Many historically significant ships used Albany as their home port. The Experiment left Albany in 1785 to become the second American ship to sail to China.  In 1809 Robert Fulton’s Clermont became the first commercially viable steamboat when it left Albany and sailed down the Hudson to the city of New York. In 1825 a 4,300-foot long and 80-foot wide pier was constructed 250 feet from, and perpendicular to, Albany’s shoreline Along with two bridges the pier enclosed roughly 32 acres of the Hudson River as the Albany Basin. The construction of the pier and bridges cost $119,980. The basin was located where the Erie Canal, constructed between 1818 and 1825, met the Hudson River. The basin could accommodate 1,000 canal boats and 50 steamboat moorings. Along the Erie Canal within the city’s North Albany neighborhood private wharves and slips were constructed for use in the lumber trade, this soon became the large and prosperous Albany Lumber District of national importance. In 1860 Albany, along with nearby Watervliet and Troy, was the largest lumber market in the state. The Maiden Lane Bridge was constructed in 1871 over the basin to connect Albany with the east side of the river, it was open to railroad traffic only.

The Albany Port District was established in 1925 under New York law Chapter 192. This was only four years after the interstate compact that created the Port of New York Authority (later renamed the Port Authority of New York and New Jersey). In 1932 Governor Franklin D. Roosevelt unveiled a modern port to replace the aging infrastructure of the Albany Basin and the lumber district along the Erie Canal in the North Albany neighborhood.

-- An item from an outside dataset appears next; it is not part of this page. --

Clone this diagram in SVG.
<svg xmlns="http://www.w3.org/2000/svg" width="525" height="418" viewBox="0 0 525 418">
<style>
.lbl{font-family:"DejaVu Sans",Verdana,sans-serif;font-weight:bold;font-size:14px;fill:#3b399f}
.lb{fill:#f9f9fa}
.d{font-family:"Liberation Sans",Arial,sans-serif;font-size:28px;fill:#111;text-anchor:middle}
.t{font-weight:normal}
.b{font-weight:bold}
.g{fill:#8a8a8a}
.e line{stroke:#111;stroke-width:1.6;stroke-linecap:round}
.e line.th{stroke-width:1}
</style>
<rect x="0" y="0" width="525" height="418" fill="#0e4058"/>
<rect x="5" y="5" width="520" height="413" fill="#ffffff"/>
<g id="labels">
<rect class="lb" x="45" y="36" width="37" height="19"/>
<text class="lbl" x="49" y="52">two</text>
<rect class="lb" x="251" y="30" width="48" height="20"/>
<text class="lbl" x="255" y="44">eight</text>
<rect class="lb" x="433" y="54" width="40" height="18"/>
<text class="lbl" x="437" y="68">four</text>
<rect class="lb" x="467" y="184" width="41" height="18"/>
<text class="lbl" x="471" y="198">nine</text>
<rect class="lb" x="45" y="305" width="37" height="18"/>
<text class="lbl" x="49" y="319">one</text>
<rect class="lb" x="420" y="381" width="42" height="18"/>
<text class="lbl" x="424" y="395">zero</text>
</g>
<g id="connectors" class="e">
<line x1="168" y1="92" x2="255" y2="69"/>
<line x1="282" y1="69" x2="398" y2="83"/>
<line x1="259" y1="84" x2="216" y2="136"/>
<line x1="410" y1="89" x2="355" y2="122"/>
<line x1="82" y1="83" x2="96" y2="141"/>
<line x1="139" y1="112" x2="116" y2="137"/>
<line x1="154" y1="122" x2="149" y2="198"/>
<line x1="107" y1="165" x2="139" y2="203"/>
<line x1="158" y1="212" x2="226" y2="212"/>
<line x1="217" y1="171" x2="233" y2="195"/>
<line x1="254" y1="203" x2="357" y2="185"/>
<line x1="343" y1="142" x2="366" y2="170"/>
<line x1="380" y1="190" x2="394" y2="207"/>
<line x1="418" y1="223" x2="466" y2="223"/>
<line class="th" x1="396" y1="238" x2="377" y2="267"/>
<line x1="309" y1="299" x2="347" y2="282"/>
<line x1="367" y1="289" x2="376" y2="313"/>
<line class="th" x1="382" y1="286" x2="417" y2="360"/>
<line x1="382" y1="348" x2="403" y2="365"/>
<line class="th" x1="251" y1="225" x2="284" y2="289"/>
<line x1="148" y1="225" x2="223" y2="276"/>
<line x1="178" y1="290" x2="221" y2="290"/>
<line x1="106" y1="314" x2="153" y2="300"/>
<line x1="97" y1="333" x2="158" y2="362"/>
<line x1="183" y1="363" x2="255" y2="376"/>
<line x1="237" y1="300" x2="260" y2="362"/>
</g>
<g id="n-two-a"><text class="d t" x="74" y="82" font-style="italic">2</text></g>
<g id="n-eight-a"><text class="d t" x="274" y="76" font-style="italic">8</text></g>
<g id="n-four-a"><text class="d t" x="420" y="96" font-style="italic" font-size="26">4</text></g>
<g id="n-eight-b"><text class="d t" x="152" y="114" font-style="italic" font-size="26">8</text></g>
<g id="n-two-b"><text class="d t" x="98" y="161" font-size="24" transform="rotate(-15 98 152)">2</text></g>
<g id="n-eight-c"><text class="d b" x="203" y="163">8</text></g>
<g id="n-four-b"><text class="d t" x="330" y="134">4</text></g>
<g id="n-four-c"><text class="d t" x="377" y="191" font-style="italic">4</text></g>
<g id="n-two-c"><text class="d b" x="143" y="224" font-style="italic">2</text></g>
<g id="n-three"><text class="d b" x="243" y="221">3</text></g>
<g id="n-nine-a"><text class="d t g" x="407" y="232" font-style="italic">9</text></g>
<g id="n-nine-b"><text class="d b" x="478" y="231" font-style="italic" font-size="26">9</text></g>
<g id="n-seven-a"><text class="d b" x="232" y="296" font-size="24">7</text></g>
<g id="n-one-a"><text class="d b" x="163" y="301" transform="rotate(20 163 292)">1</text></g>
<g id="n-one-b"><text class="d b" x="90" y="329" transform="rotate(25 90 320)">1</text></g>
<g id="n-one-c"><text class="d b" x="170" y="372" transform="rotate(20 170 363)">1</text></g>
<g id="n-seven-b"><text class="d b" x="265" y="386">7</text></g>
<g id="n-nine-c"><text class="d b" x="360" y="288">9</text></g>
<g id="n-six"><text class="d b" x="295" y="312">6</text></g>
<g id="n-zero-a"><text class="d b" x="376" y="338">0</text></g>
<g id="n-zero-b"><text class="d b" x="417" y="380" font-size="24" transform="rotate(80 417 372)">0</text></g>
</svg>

The port was constructed on around 260 acres on Westerlo Island in the southern end of Albany along with approximately 34 acres  across the river in the city of Rensselaer. The grain elevator at the port, built during the original construction in 1932, was the largest in the world and as of 2008 is still considered to be the largest in the United States east of the Mississippi River. The area of Albany’s original port (the Albany Basin) has been covered by Interstate 787 and the Corning Preserve (Riverfront Park) since the very early 1970s.  In 1979 remnants of the basin wall were excavated from the preserve’s lagoon by Phillip Lord working for the New York State Museum.